◆ REQUIRED WORK:
Retype the opening lines of the data exactly, stopping after the line that contains "import matplotlib.pyplot as plt". Skip every picture.

........

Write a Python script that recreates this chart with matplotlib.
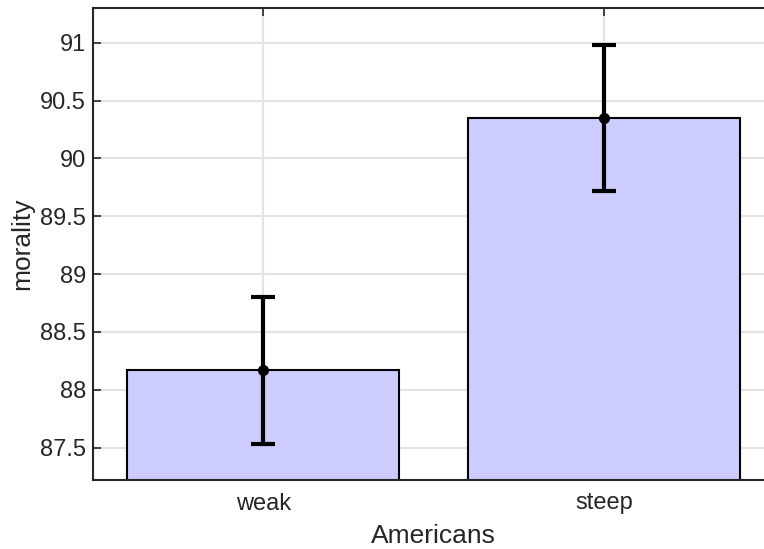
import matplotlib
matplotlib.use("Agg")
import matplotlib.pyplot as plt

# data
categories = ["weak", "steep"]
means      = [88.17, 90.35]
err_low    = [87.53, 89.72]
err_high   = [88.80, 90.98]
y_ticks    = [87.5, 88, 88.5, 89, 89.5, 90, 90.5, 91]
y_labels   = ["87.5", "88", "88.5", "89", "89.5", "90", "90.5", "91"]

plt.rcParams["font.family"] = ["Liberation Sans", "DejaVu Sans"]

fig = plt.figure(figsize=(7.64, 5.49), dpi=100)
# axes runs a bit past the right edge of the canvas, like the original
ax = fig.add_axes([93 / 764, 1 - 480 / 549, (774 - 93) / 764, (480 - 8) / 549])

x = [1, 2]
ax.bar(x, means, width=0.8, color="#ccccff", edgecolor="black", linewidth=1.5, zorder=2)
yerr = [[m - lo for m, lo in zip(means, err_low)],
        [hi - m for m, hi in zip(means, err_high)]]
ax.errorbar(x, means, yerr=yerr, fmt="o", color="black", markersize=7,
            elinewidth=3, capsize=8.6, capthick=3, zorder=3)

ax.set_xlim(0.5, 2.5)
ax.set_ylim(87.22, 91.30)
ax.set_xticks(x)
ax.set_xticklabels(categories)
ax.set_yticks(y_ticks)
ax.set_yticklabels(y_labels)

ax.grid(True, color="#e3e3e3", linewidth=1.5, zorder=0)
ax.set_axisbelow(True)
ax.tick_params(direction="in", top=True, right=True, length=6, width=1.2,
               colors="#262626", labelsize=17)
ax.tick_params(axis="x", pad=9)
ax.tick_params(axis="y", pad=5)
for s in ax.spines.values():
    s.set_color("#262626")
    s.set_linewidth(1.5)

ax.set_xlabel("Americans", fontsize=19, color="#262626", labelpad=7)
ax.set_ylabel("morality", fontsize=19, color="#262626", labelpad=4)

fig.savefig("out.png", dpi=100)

........

◆ RESULT OF THIS TASK:
Write a Python script that recreates this chart with matplotlib.
import matplotlib
matplotlib.use("Agg")
import matplotlib.pyplot as plt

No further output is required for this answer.